**** Source data

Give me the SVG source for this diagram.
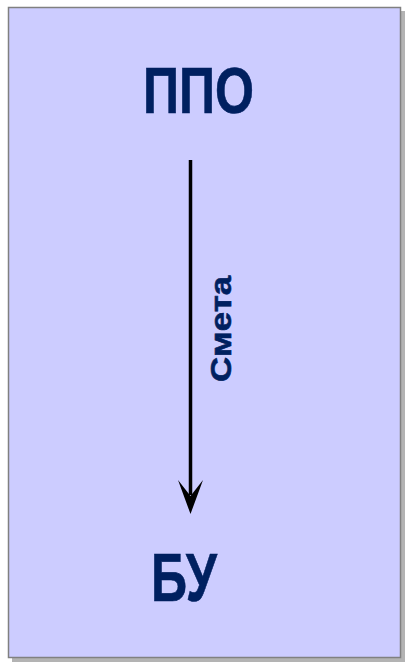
<svg xmlns="http://www.w3.org/2000/svg" width="406" height="666" viewBox="0 0 406 666">
<style>
.lbl{font-family:"Liberation Sans",Arial,sans-serif;font-weight:bold;fill:#002060;stroke:#002060;stroke-width:0.6}
</style>
<rect x="12" y="11" width="393" height="651" fill="#b3b3b3"/>
<rect x="8.5" y="7.5" width="392" height="650" fill="#ccccff" stroke="#808080" stroke-width="1.5"/>
<g id="node-ppo"><text class="lbl" x="198.5" y="113" font-size="64" text-anchor="middle" textLength="111" lengthAdjust="spacingAndGlyphs">ППО</text></g>
<g id="node-bu"><text class="lbl" x="184" y="601" font-size="68" text-anchor="middle" textLength="66" lengthAdjust="spacingAndGlyphs">БУ</text></g>
<g id="connectors">
<line x1="190.5" y1="160" x2="190.5" y2="495" stroke="#000" stroke-width="3.5"/>
<path d="M190.5 514 L178 480 L190.5 496 L203 480 Z" fill="#000"/>
<text class="lbl" transform="translate(231 329) rotate(-90)" font-size="30" text-anchor="middle" textLength="106" lengthAdjust="spacingAndGlyphs">Смета</text>
</g>
</svg>
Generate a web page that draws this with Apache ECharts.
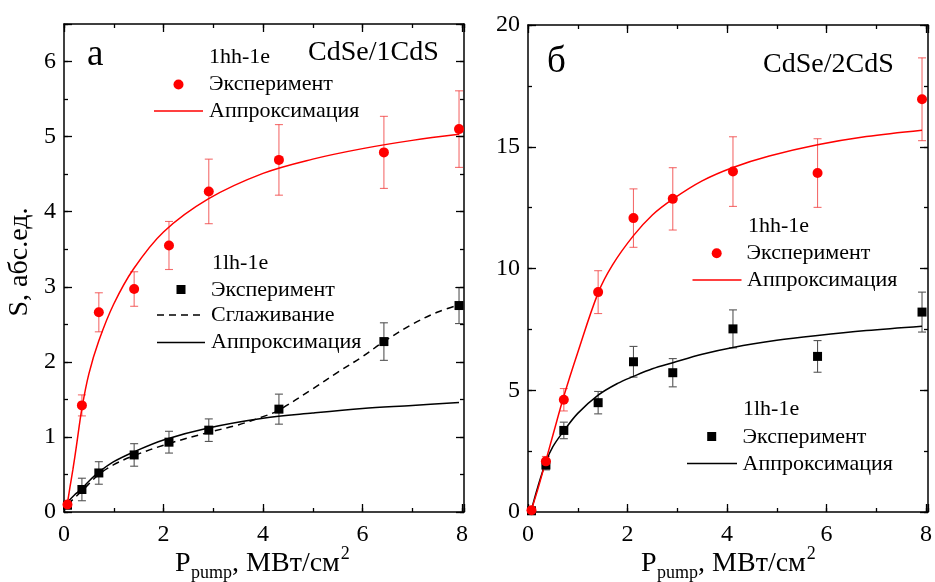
<!DOCTYPE html>
<html><head><meta charset="utf-8">
<script src="https://cdn.jsdelivr.net/npm/echarts@6/dist/echarts.min.js"></script>
<style>html,body{margin:0;padding:0;background:#fff}#c{width:935px;height:582px}</style>
</head><body><div id="c"></div>
<script>
const FONT = 'Liberation Serif';

// ---------- tick labels ----------
const xTickLabels = ['0', '2', '4', '6', '8'];
const leftYTickLabels = ['0', '1', '2', '3', '4', '5', '6'];
const rightYTickLabels = ['0', '5', '10', '15', '20'];

// ---------- panel а : CdSe/1CdS ----------
const pA = [0.07, 0.36, 0.70, 1.41, 2.11, 2.91, 4.32, 6.43, 7.94];
const hhA = [0.10, 1.42, 2.66, 2.97, 3.55, 4.27, 4.69, 4.79, 5.10];
const hhAErr = [0.04, 0.14, 0.26, 0.23, 0.32, 0.43, 0.47, 0.48, 0.51];
const lhA = [0.09, 0.30, 0.52, 0.76, 0.93, 1.09, 1.37, 2.27, 2.75];
const lhAErr = [0.03, 0.15, 0.15, 0.15, 0.145, 0.15, 0.20, 0.25, 0.24];

const fitAhhX = [0.07, 0.12, 0.18, 0.25, 0.36, 0.5, 0.7, 1.0, 1.4, 2.0, 2.9, 4.0, 5.0, 6.0, 7.0, 7.94];
const fitAhhY = [0.12, 0.33, 0.57, 0.88, 1.38, 1.84, 2.28, 2.77, 3.24, 3.73, 4.17, 4.51, 4.70, 4.84, 4.95, 5.03];

const fitAlhX = [0.07, 0.2, 0.36, 0.5, 0.7, 1.0, 1.4, 2.0, 2.9, 4.0, 5.0, 6.0, 7.0, 7.94];
const fitAlhY = [0.13, 0.22, 0.31, 0.41, 0.53, 0.67, 0.80, 0.96, 1.12, 1.25, 1.32, 1.38, 1.42, 1.46];

const smoothAX = [0.07, 0.2, 0.36, 0.7, 1.0, 1.4, 2.1, 2.9, 3.5, 4.0, 4.3, 5.0, 5.5, 6.0, 6.43, 7.0, 7.5, 7.94];
const smoothAY = [0.10, 0.18, 0.28, 0.50, 0.63, 0.75, 0.91, 1.06, 1.16, 1.27, 1.35, 1.64, 1.86, 2.07, 2.27, 2.50, 2.66, 2.76];

// ---------- panel б : CdSe/2CdS ----------
const pB = [0.07, 0.36, 0.72, 1.41, 2.12, 2.91, 4.12, 5.82, 7.92];
const hhB = [0.07, 2.08, 4.61, 9.03, 12.07, 12.86, 13.98, 13.92, 16.95];
const hhBErr = [0.05, 0.20, 0.46, 0.88, 1.20, 1.28, 1.43, 1.41, 1.70];
const lhB = [0.05, 1.93, 3.35, 4.49, 6.17, 5.72, 7.52, 6.39, 8.21];
const lhBErr = [0.05, 0.20, 0.34, 0.46, 0.63, 0.58, 0.78, 0.65, 0.82];

const fitBhhX = [0.07, 0.2, 0.36, 0.5, 0.72, 1.0, 1.41, 1.7, 2.12, 2.5, 2.91, 3.5, 4.12, 4.85, 5.82, 6.8, 7.92];
const fitBhhY = [0.10, 0.95, 2.12, 3.15, 4.75, 6.55, 9.00, 10.15, 11.35, 12.20, 12.85, 13.60, 14.15, 14.62, 15.08, 15.42, 15.68];

const fitBlhX = [0.07, 0.2, 0.36, 0.5, 0.72, 1.0, 1.41, 1.8, 2.12, 2.5, 2.91, 3.5, 4.12, 5.0, 5.82, 6.8, 7.92];
const fitBlhY = [0.10, 1.05, 2.05, 2.68, 3.33, 4.05, 4.80, 5.28, 5.57, 5.88, 6.13, 6.48, 6.76, 7.05, 7.25, 7.45, 7.63];

// ---------- helpers ----------
const X_MAX = 8.04;
const pairs = (xs, ys) => xs.map((x, i) => [x, ys[i]]);
const errData = (xs, ys, es) => xs.map((x, i) => [x, ys[i] - es[i], ys[i] + es[i]]);

function labelFmt(list) {
  return v => (list.includes(String(v)) ? String(v) : '');
}

function axis(grid, position, opts) {
  return {
    type: 'value', gridIndex: grid, position: position,
    min: 0, max: opts.max, interval: opts.interval,
    axisLine: { show: opts.line, onZero: false, lineStyle: { color: '#000', width: 1.5 } },
    axisTick: { show: true, inside: true, length: opts.tickLen, lineStyle: { color: '#000', width: 1.3 } },
    minorTick: { show: false },
    splitLine: { show: false },
    axisLabel: opts.labels ? {
      show: true, margin: opts.margin, fontFamily: FONT, fontSize: 24, color: '#000',
      formatter: labelFmt(opts.labels), hideOverlap: false
    } : { show: false },
    z: 5
  };
}

const xAxes = [];
const yAxes = [];
[0, 1].forEach(g => {
  xAxes.push(axis(g, 'bottom', { max: X_MAX, interval: 2, tickLen: 8, line: true, labels: xTickLabels, margin: 11 }));
  xAxes.push(axis(g, 'bottom', { max: X_MAX, interval: 1, tickLen: 4, line: false }));
  xAxes.push(axis(g, 'top', { max: X_MAX, interval: 2, tickLen: 8, line: true }));
  xAxes.push(axis(g, 'top', { max: X_MAX, interval: 1, tickLen: 4, line: false }));
});
[
  { max: 6.5, major: 1, minor: 0.5, labels: leftYTickLabels },
  { max: 20, major: 5, minor: 2.5, labels: rightYTickLabels }
].forEach((c, g) => {
  yAxes.push(axis(g, 'left', { max: c.max, interval: c.major, tickLen: 8, line: true, labels: c.labels, margin: 8 }));
  yAxes.push(axis(g, 'left', { max: c.max, interval: c.minor, tickLen: 4, line: false }));
  yAxes.push(axis(g, 'right', { max: c.max, interval: c.major, tickLen: 8, line: true }));
  yAxes.push(axis(g, 'right', { max: c.max, interval: c.minor, tickLen: 4, line: false }));
});

function errSeries(g, data, color) {
  return {
    type: 'custom', xAxisIndex: g * 4, yAxisIndex: g * 4, silent: true, z: 3,
    encode: { x: 0, y: [1, 2] },
    data: data,
    renderItem: function (params, api) {
      const x = api.value(0);
      const lo = api.coord([x, api.value(1)]);
      const hi = api.coord([x, api.value(2)]);
      const w = 4;
      const st = { stroke: color, lineWidth: 1.1 };
      return {
        type: 'group',
        children: [
          { type: 'line', shape: { x1: hi[0], y1: hi[1], x2: lo[0], y2: lo[1] }, style: st },
          { type: 'line', shape: { x1: hi[0] - w, y1: hi[1], x2: hi[0] + w, y2: hi[1] }, style: st },
          { type: 'line', shape: { x1: lo[0] - w, y1: lo[1], x2: lo[0] + w, y2: lo[1] }, style: st }
        ]
      };
    }
  };
}
function lineSeries(g, data, color, dashed) {
  return {
    type: 'line', xAxisIndex: g * 4, yAxisIndex: g * 4, data: data,
    showSymbol: false, symbol: 'none', smooth: 0.35, silent: true, z: 4,
    lineStyle: { color: color, width: 1.5, type: dashed ? [7, 5] : 'solid' }
  };
}
function scatterSeries(g, data, color, symbol, size) {
  return {
    type: 'scatter', xAxisIndex: g * 4, yAxisIndex: g * 4, data: data,
    symbol: symbol, symbolSize: size, silent: true, z: 6,
    itemStyle: { color: color, opacity: 1 }
  };
}

const RED = '#ff0000';
const RED_ERR = 'rgba(240,60,60,0.75)';
const BLK_ERR = '#555555';

const series = [
  // panel а
  errSeries(0, errData(pA, lhA, lhAErr), BLK_ERR),
  lineSeries(0, pairs(smoothAX, smoothAY), '#000', true),
  lineSeries(0, pairs(fitAlhX, fitAlhY), '#000', false),
  scatterSeries(0, pairs(pA, lhA), '#000', 'rect', 9),
  errSeries(0, errData(pA, hhA, hhAErr), RED_ERR),
  lineSeries(0, pairs(fitAhhX, fitAhhY), RED, false),
  scatterSeries(0, pairs(pA, hhA), RED, 'circle', 10),
  // panel б
  errSeries(1, errData(pB, lhB, lhBErr), BLK_ERR),
  lineSeries(1, pairs(fitBlhX, fitBlhY), '#000', false),
  scatterSeries(1, pairs(pB, lhB), '#000', 'rect', 9),
  errSeries(1, errData(pB, hhB, hhBErr), RED_ERR),
  lineSeries(1, pairs(fitBhhX, fitBhhY), RED, false),
  scatterSeries(1, pairs(pB, hhB), RED, 'circle', 10)
];

// ---------- annotations / legends ----------
const mctx = document.createElement('canvas').getContext('2d');
function textW(s, size) { mctx.font = size + 'px "' + FONT + '"'; return mctx.measureText(s).width; }

function txt(x, y, text, size, extra) {
  const el = {
    type: 'text', x: x, y: y, silent: true, z: 20,
    style: { text: text, fontFamily: FONT, fontSize: size, fill: '#000', align: 'left', verticalAlign: 'middle' }
  };
  if (extra) {
    if (extra.rotation !== undefined) el.rotation = extra.rotation;
    if (extra.align) el.style.align = extra.align;
  }
  return el;
}
function dot(x, y, color) { return { type: 'circle', shape: { cx: x, cy: y, r: 5 }, style: { fill: color }, z: 20, silent: true }; }
function sq(x, y) { return { type: 'rect', shape: { x: x - 4.5, y: y - 4.5, width: 9, height: 9 }, style: { fill: '#000' }, z: 20, silent: true }; }
function seg(x1, x2, y, color, dashed) {
  return { type: 'line', shape: { x1: x1, y1: y, x2: x2, y2: y }, style: { stroke: color, lineWidth: 1.5, lineDash: dashed ? [7, 5] : null }, z: 20, silent: true };
}
function xTitle(left) {
  const x1 = left + textW('P', 28) + 0.5;
  const x2 = x1 + textW('pump', 18);
  const x3 = x2 + textW(', МВт/см', 28) + 1;
  return [
    txt(left, 564, 'P', 28),
    txt(x1, 573, 'pump', 18),
    txt(x2, 564, ', МВт/см', 28),
    txt(x3, 554, '2', 18)
  ];
}

const graphic = [
  // panel а
  txt(87, 55, 'а', 37),
  txt(308, 53, 'CdSe/1CdS', 28),
  txt(209, 57, '1hh-1e', 22),
  dot(178.5, 84.5, RED), txt(209, 84.5, 'Эксперимент', 22),
  seg(154, 203, 111, RED, false), txt(209, 111.5, 'Аппроксимация', 22),
  txt(212, 263, '1lh-1e', 22),
  sq(181, 289.5), txt(211, 290, 'Эксперимент', 22),
  seg(157, 203, 315, '#000', true), txt(211, 315.5, 'Сглаживание', 22),
  seg(157, 205, 342.5, '#000', false), txt(211, 342.5, 'Аппроксимация', 22),
  txt(20, 262, 'S, абс.ед.', 28, { rotation: Math.PI / 2, align: 'center' }),
  ...xTitle(175),
  // panel б
  txt(547, 62.5, 'б', 37),
  txt(763, 65, 'CdSe/2CdS', 28),
  txt(748, 226, '1hh-1e', 22),
  dot(716.7, 253.3, RED), txt(746.5, 253, 'Эксперимент', 22),
  seg(692.5, 741.5, 280, RED, false), txt(747, 280, 'Аппроксимация', 22),
  txt(743, 409, '1lh-1e', 22),
  sq(711.7, 436.5), txt(742.5, 437, 'Эксперимент', 22),
  seg(687, 737, 463.5, '#000', false), txt(742.5, 464, 'Аппроксимация', 22),
  ...xTitle(641)
];

const chart = echarts.init(document.getElementById('c'), null, { renderer: 'canvas' });
chart.setOption({
  animation: false,
  backgroundColor: '#fff',
  textStyle: { fontFamily: FONT },
  grid: [
    { left: 64, top: 24, width: 400, height: 488, containLabel: false },
    { left: 528, top: 25, width: 400, height: 487, containLabel: false }
  ],
  xAxis: xAxes,
  yAxis: yAxes,
  series: series,
  graphic: graphic
});
</script>
</body></html>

********

- **To do**: Set down, without pictures, the lines between the line holding "Generate a web" and the line holding "0.20, 0.25, 0.24];", both inclusive.

- **Task response**:
Generate a web page that draws this with Apache ECharts.
<!DOCTYPE html>
<html><head><meta charset="utf-8">
<script src="https://cdn.jsdelivr.net/npm/echarts@6/dist/echarts.min.js"></script>
<style>html,body{margin:0;padding:0;background:#fff}#c{width:935px;height:582px}</style>
</head><body><div id="c"></div>
<script>
const FONT = 'Liberation Serif';

// ---------- tick labels ----------
const xTickLabels = ['0', '2', '4', '6', '8'];
const leftYTickLabels = ['0', '1', '2', '3', '4', '5', '6'];
const rightYTickLabels = ['0', '5', '10', '15', '20'];

// ---------- panel а : CdSe/1CdS ----------
const pA = [0.07, 0.36, 0.70, 1.41, 2.11, 2.91, 4.32, 6.43, 7.94];
const hhA = [0.10, 1.42, 2.66, 2.97, 3.55, 4.27, 4.69, 4.79, 5.10];
const hhAErr = [0.04, 0.14, 0.26, 0.23, 0.32, 0.43, 0.47, 0.48, 0.51];
const lhA = [0.09, 0.30, 0.52, 0.76, 0.93, 1.09, 1.37, 2.27, 2.75];
const lhAErr = [0.03, 0.15, 0.15, 0.15, 0.145, 0.15, 0.20, 0.25, 0.24];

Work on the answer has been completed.